— Begin Given records —
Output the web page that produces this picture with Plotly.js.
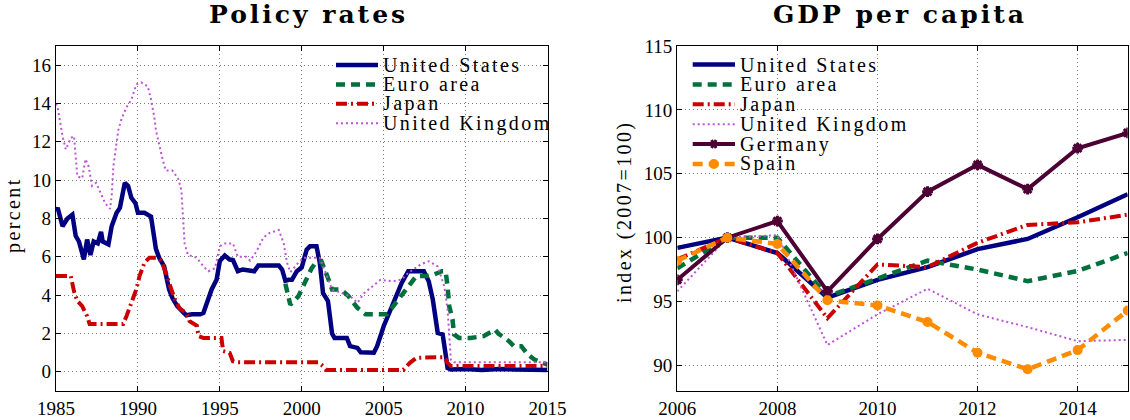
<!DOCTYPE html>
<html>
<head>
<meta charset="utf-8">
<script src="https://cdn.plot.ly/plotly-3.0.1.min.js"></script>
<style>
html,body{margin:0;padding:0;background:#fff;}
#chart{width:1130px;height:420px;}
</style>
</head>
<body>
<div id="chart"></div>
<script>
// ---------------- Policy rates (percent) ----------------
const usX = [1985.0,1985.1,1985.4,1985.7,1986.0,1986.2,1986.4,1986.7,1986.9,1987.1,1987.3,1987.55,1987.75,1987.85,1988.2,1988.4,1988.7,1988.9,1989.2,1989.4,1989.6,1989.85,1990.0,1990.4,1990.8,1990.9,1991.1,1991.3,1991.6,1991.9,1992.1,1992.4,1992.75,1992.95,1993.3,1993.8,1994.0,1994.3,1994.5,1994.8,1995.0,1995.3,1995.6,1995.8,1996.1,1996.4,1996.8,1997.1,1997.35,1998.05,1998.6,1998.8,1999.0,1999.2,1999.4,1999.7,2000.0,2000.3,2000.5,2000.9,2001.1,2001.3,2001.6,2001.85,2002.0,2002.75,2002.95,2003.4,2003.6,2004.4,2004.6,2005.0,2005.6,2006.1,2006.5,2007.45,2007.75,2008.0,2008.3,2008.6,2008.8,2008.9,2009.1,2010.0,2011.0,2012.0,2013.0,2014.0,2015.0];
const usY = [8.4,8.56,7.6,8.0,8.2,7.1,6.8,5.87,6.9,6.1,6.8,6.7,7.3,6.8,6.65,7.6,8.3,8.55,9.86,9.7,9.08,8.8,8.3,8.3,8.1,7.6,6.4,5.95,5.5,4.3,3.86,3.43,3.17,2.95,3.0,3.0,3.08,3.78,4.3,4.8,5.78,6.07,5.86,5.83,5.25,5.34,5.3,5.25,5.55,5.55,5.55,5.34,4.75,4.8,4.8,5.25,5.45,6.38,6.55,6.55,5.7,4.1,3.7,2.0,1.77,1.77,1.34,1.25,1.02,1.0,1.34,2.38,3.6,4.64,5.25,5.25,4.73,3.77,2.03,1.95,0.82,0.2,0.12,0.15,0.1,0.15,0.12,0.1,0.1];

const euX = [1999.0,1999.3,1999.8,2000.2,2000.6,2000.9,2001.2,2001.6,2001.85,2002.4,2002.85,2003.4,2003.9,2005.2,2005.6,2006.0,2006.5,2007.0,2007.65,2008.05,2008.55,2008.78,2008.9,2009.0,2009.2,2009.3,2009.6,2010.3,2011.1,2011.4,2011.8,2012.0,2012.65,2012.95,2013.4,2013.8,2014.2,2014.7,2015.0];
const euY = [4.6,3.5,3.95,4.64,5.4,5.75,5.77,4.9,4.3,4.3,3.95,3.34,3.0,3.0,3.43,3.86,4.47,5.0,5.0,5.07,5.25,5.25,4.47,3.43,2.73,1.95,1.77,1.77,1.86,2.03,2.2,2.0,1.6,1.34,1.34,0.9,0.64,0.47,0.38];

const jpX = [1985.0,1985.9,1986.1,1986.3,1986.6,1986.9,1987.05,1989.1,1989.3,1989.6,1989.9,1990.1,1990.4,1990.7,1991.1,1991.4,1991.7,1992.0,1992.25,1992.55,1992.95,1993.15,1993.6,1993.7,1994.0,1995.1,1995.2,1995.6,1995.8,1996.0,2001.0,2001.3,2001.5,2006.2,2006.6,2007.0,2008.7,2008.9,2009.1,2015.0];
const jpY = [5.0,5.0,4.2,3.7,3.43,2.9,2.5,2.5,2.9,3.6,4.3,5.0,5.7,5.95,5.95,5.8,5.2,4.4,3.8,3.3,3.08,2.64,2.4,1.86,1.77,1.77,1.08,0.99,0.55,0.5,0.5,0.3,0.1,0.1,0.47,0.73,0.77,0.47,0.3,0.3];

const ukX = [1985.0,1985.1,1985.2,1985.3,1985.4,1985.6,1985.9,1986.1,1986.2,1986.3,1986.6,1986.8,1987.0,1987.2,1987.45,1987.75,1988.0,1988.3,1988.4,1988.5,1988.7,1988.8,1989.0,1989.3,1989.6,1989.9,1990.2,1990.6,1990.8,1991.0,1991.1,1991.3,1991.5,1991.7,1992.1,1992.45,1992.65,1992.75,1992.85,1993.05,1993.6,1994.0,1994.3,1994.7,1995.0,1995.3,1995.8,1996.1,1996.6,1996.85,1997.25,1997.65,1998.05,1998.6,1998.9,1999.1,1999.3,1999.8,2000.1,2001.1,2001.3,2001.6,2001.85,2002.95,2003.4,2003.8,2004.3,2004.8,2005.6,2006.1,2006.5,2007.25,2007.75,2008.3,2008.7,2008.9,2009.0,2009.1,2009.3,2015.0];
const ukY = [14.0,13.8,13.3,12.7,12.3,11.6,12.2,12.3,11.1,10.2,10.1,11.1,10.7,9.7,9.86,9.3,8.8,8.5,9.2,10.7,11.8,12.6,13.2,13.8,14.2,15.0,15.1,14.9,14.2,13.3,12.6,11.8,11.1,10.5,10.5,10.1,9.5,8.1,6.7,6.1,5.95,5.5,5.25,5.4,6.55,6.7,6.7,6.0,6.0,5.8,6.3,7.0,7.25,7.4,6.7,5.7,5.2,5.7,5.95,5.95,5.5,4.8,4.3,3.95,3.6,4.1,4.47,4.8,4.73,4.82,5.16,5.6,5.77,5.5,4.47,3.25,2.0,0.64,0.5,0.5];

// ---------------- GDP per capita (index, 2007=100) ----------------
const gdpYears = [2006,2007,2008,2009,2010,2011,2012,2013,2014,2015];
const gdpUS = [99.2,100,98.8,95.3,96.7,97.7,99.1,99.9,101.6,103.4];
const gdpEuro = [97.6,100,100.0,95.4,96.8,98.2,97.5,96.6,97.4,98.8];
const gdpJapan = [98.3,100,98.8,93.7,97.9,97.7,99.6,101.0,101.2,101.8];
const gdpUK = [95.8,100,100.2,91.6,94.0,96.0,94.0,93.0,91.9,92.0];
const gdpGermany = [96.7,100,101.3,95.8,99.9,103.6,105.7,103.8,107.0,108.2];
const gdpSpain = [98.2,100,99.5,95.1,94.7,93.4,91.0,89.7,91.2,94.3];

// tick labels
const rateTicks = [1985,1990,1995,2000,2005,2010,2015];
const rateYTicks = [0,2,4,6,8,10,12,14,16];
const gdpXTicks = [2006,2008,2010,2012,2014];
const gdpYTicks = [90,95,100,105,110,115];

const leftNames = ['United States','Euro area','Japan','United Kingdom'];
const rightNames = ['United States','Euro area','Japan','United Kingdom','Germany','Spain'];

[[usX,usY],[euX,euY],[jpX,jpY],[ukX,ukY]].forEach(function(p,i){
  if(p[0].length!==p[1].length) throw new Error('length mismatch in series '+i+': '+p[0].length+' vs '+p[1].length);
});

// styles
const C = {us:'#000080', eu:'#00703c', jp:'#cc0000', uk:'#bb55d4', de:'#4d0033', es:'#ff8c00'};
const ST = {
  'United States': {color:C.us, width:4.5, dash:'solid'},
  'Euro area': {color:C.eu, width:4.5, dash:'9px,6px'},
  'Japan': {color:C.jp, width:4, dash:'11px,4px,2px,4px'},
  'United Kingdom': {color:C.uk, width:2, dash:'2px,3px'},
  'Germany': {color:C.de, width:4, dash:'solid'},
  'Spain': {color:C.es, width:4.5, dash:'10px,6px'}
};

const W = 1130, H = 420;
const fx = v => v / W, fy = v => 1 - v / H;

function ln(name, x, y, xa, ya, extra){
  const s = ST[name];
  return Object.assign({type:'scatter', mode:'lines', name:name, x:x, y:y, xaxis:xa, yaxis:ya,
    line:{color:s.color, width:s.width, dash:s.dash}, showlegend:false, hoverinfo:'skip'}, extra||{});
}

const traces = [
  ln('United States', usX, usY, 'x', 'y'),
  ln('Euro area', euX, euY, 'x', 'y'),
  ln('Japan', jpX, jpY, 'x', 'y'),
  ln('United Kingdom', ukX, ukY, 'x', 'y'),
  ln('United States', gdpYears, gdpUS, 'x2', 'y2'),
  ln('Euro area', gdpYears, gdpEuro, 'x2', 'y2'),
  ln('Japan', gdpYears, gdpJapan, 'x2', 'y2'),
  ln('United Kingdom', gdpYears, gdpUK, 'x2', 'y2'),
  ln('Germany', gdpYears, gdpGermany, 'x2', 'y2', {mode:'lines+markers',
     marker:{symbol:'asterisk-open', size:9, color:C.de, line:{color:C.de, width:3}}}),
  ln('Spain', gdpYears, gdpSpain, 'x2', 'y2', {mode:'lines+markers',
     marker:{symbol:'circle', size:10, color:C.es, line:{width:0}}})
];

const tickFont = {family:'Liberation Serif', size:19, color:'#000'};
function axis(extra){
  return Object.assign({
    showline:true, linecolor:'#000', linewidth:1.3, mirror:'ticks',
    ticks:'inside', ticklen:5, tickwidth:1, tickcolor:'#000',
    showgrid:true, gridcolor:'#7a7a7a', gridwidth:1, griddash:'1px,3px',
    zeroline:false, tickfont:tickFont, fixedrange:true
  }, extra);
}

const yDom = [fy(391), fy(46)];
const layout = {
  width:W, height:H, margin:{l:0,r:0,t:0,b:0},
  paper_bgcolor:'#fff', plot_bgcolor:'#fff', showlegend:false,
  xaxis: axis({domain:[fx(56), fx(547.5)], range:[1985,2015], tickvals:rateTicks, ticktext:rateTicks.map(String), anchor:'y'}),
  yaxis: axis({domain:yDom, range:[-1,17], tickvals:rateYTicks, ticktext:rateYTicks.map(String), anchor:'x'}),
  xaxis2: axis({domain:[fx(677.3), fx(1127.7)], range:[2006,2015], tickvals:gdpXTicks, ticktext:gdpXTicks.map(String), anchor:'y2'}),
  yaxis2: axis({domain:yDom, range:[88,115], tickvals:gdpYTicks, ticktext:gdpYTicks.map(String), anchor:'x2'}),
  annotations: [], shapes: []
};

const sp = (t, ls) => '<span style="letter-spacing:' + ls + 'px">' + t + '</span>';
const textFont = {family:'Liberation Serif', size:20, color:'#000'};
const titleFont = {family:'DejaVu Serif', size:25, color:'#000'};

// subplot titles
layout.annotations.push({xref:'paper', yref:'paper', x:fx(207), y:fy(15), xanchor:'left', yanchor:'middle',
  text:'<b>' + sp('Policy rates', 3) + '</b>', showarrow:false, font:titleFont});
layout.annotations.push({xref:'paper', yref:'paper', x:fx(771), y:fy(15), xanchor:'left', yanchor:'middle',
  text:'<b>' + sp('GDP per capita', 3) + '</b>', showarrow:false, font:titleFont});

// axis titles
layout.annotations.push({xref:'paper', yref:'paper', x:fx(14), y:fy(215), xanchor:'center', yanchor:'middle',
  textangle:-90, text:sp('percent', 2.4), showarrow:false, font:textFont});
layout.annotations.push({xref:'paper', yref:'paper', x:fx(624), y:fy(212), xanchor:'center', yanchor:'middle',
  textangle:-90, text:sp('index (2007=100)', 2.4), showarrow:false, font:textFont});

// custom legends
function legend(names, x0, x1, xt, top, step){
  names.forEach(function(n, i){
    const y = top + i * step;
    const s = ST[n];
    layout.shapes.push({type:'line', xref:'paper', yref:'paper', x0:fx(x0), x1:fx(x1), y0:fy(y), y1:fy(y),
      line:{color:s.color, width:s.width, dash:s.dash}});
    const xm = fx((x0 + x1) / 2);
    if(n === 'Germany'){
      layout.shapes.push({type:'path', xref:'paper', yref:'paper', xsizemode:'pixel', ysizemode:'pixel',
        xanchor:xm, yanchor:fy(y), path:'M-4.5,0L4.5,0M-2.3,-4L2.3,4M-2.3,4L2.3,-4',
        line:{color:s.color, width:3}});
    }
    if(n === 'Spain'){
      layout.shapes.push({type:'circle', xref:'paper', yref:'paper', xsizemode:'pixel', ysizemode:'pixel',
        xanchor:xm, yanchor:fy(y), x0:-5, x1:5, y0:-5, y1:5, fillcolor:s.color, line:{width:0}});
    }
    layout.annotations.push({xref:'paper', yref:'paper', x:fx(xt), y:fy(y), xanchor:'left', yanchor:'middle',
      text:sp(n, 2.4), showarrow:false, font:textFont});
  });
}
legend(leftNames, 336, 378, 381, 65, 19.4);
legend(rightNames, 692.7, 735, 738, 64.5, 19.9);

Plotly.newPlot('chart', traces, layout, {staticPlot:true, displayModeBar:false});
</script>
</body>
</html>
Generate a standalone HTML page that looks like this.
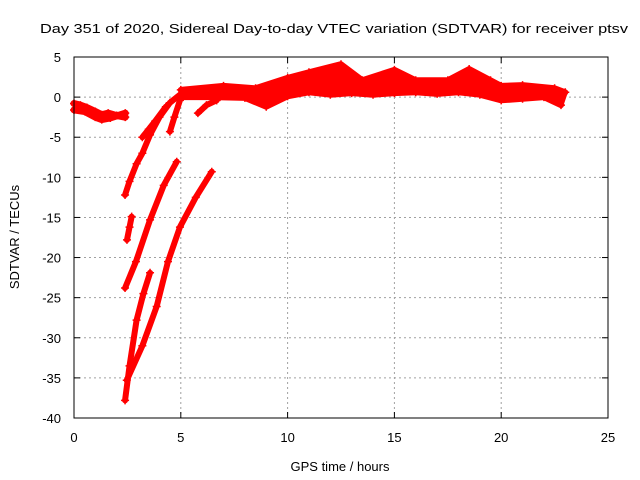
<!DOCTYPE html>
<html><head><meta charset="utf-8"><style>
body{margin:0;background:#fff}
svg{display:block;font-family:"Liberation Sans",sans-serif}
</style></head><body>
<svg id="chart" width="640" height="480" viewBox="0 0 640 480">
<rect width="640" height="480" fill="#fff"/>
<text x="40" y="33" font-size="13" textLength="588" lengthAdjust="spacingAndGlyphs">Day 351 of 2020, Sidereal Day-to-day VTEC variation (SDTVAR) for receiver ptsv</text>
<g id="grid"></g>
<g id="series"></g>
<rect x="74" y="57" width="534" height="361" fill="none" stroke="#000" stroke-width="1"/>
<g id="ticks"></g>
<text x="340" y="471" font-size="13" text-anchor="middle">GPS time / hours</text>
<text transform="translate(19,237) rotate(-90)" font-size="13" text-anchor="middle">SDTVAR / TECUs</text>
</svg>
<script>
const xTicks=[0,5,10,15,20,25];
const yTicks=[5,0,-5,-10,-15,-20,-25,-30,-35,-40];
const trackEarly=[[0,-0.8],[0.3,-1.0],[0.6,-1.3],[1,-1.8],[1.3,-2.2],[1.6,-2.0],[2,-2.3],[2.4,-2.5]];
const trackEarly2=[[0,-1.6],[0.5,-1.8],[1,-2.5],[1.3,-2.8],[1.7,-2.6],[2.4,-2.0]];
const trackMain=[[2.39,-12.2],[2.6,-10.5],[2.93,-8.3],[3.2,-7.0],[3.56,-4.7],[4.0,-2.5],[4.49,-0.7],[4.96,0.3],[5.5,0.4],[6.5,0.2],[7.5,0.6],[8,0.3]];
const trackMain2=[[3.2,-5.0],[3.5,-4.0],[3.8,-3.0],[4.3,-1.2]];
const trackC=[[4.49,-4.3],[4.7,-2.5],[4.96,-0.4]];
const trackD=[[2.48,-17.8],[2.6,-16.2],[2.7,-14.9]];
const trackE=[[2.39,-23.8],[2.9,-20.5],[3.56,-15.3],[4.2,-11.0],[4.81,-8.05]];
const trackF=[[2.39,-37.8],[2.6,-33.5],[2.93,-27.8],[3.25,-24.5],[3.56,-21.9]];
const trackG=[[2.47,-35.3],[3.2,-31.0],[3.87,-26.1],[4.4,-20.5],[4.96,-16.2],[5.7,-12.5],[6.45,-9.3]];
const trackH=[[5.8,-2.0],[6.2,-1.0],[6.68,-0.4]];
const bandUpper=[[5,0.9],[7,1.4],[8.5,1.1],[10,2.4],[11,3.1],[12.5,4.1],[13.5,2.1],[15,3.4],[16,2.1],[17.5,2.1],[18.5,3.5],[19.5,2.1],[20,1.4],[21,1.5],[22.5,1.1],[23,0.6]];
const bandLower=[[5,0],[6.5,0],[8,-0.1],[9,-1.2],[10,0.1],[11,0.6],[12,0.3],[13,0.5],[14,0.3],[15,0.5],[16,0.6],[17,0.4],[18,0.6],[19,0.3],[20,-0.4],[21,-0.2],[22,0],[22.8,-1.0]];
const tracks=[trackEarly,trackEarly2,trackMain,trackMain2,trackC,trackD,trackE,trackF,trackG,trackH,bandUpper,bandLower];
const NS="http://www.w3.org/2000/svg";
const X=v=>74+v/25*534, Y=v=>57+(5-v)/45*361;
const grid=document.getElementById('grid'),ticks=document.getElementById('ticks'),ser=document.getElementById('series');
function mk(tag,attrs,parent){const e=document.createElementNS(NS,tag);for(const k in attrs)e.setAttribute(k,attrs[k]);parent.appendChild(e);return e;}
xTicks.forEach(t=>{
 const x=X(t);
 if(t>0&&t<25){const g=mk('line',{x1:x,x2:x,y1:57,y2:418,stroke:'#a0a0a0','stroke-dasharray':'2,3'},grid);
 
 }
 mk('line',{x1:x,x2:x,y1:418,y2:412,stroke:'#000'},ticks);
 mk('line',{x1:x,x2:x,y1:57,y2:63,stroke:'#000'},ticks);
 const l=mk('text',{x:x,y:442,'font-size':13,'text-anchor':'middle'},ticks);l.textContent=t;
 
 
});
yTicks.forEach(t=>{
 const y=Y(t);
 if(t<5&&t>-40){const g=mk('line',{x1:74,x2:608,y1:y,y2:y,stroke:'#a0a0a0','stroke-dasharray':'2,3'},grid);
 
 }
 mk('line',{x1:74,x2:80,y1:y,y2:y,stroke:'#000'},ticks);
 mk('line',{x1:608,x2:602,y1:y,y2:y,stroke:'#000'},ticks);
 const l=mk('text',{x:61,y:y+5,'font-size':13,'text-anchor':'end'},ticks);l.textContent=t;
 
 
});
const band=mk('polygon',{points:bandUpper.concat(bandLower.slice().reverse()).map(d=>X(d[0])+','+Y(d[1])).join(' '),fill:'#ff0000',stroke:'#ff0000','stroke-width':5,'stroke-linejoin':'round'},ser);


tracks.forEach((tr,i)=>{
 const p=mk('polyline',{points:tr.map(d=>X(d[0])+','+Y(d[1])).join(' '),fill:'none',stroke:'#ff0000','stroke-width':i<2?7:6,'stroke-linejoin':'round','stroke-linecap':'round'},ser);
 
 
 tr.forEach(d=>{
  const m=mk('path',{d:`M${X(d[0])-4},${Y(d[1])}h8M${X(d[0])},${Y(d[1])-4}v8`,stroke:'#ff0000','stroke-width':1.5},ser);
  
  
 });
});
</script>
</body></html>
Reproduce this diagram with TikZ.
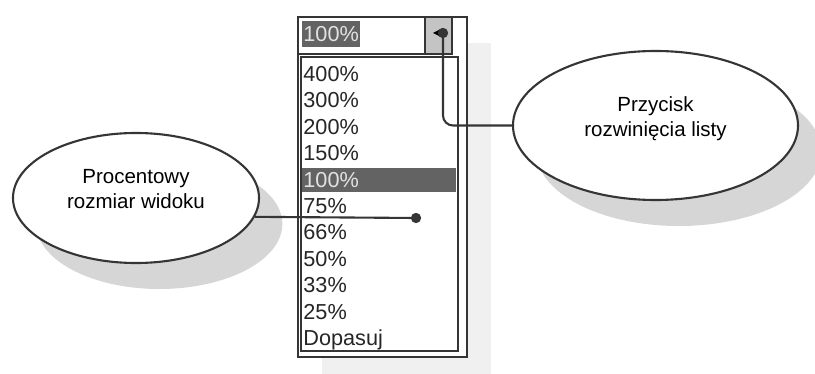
— End Given records —
What is needed
Copy every line in the listing above where the string "that" turns up.

Task result
Output the web page that produces this picture with Plotly.js.
Generate a standalone HTML page that looks like this.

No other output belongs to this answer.